We members of the Judiciary unfortunately tend to imagine that national crisis is always political. We can also have a judicial crisis like now.

Because whether we want to admit it or not 14,000 people being kept for years without trial is purely and simply a crisis and a deep personal loss and tragedy for these suspects of treason, defilement, murder and rape.

If we have evidence against these people let’s bring the evidence. Fortunately, we have able leadership of the Chief Justice, Principal Judge, the Chief Registrar and the DPP. Therefore, what is left is the step and courage towards a massive administrative release of inmates on statutory bond without undue regard to judicial procedure, legal technicalities and conditionalities (Article 126 of the Constitution).
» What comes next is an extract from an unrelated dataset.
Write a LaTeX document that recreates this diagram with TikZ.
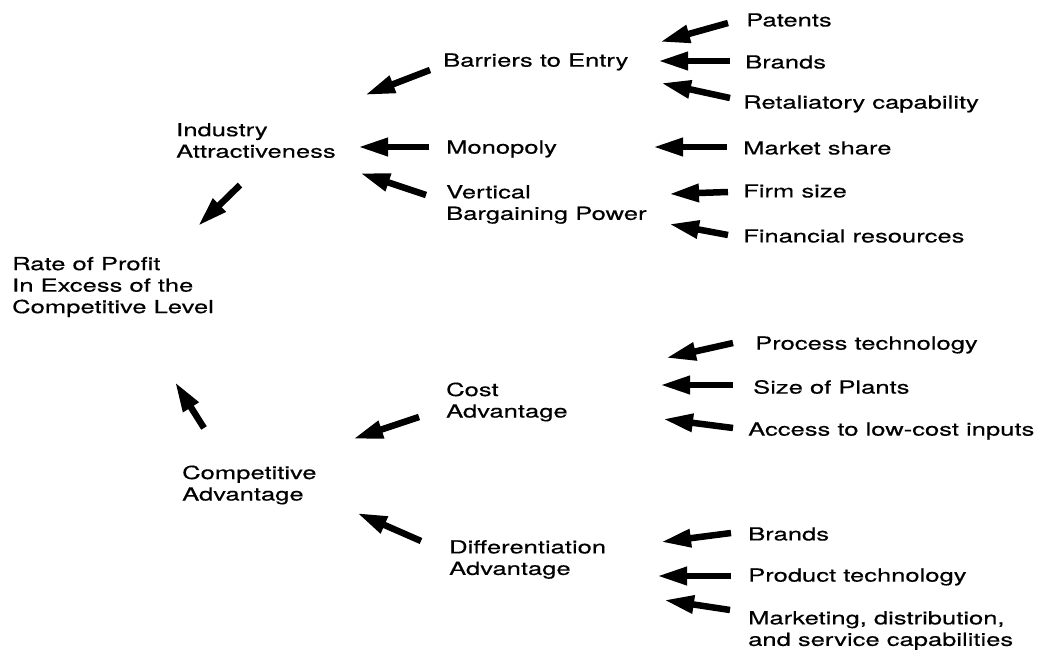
\documentclass[tikz,border=0pt]{standalone}
\usepackage{fontspec}
\setmainfont{TeX Gyre Heros}[FakeStretch=1.42,FakeBold=0.4]
\usetikzlibrary{arrows.meta}
\begin{document}
\begin{tikzpicture}[x=1pt,y=-1pt,
  lbl/.style={anchor=west,inner sep=0pt,align=left,
    font=\fontsize{18}{21.5}\selectfont},
  fat/.style={line width=6.5pt,-{Triangle[length=30pt,width=17pt]}}]
\useasboundingbox (0,0) rectangle (1039,650);

% ---- factor labels ----
\node[lbl] (patents) at (746,20) {Patents};
\node[lbl] (brandsA) at (745,62) {Brands};
\node[lbl] (retal) at (743,104) {Retaliatory capability};
\node[lbl] (mshare) at (743,148) {Market share};
\node[lbl] (firm) at (743,191) {Firm size};
\node[lbl] (fin) at (743,236) {Financial resources};
\node[lbl] (barriers) at (443,62) {Barriers to Entry};
\node[lbl] (mono) at (446,149) {Monopoly};
\node[lbl] (vert) at (446,204.5) {Vertical\\Bargaining Power};
\node[lbl] (industry) at (176,140.5) {Industry\\Attractiveness};
\node[lbl] (profit) at (12,287) {Rate of Profit\\In Excess of the\\Competitive Level};
\node[lbl] (process) at (755,345) {Process technology};
\node[lbl] (plants) at (753,387) {Size of Plants};
\node[lbl] (access) at (748,431) {Access to low-cost inputs};
\node[lbl] (cost) at (446,402) {Cost\\Advantage};
\node[lbl] (compet) at (182,485) {Competitive\\Advantage};
\node[lbl] (brandsB) at (748,534) {Brands};
\node[lbl] (prodtech) at (748,577) {Product technology};
\node[lbl] (mkt) at (748,630.5) {Marketing, distribution,\\and service capabilities};
\node[lbl] (diff) at (449,559.5) {Differentiation\\Advantage};

% ---- arrow end points (T = tail, H = head) ----
\coordinate (barT) at (430,70);  \coordinate (barH) at (365,95);
\coordinate (monT) at (429,147); \coordinate (monH) at (358,147);
\coordinate (verT) at (426,195); \coordinate (verH) at (360,173);
\coordinate (patT) at (728,23);  \coordinate (patH) at (660,42);
\coordinate (braT) at (730,61);  \coordinate (braH) at (658,61);
\coordinate (retT) at (730,98);  \coordinate (retH) at (661,83);
\coordinate (msT) at (727,147);  \coordinate (msH) at (653,147);
\coordinate (fsT) at (728,192);  \coordinate (fsH) at (669,194);
\coordinate (finT) at (728,235); \coordinate (finH) at (669,224);
\coordinate (indT) at (240,185); \coordinate (indH) at (198,226);
\coordinate (comT) at (204,428); \coordinate (comH) at (175,382);
\coordinate (cosT) at (419,417); \coordinate (cosH) at (353,439);
\coordinate (difT) at (421,541); \coordinate (difH) at (357,513);
\coordinate (proT) at (733,343); \coordinate (proH) at (666,358);
\coordinate (plaT) at (733,385); \coordinate (plaH) at (660,385);
\coordinate (accT) at (733,428); \coordinate (accH) at (663,419);
\coordinate (brbT) at (731,533); \coordinate (brbH) at (661,542);
\coordinate (ptT) at (731,576);  \coordinate (ptH) at (657,576);
\coordinate (mktT) at (730,610); \coordinate (mktH) at (664,600);

% ---- arrows ----
\foreach \a in {bar,mon,ver,pat,bra,ret,ms,fs,fin,ind,com,cos,dif,pro,pla,acc,brb,pt,mkt}
  \draw[fat] (\a T) -- (\a H);
\end{tikzpicture}
\end{document}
Already the Judiciary has this year put in place a remarkable effort on increasing criminal sessions. If everything legal and administrative is done, the genuine prison population can be 9,000.

In the meantime, to avoid further congestion, community service ought to be fully and completely implemented. The prison department cannot, while complaining of congestion, leave its doors open to all manner of detention of petty offenders such as minor traffic offenders and idlers.

The prison department exceeded its 6,000 capacity long ago. Exceeding this capacity by more than three times (by 14,000) is a crime against humanity. The living and sleeping conditions in our prisons are not those meant for humanity.

The minister of finance ought to study the financial implications of imposing an idler to months in prison where he spends sh3,800 on him daily. By the time a prisoner is found innocent after four years’ waiting in prison, the government shall have spent sh5.5m. Keeping 14,200 prisoners on remand costs government nearly sh66m daily in all prisons in Uganda. This comes to sh24b annually.

In the end, nearly a quarter of the inmates are released and found innocent. The issue of congestion in prisons is therefore a humanitarian, legal, judicial, social and financial crisis within our judicial system. Judicial officials should not feel responsible or blamed. They should not consider people raising these issues as people attacking their performance or imputing inefficiency.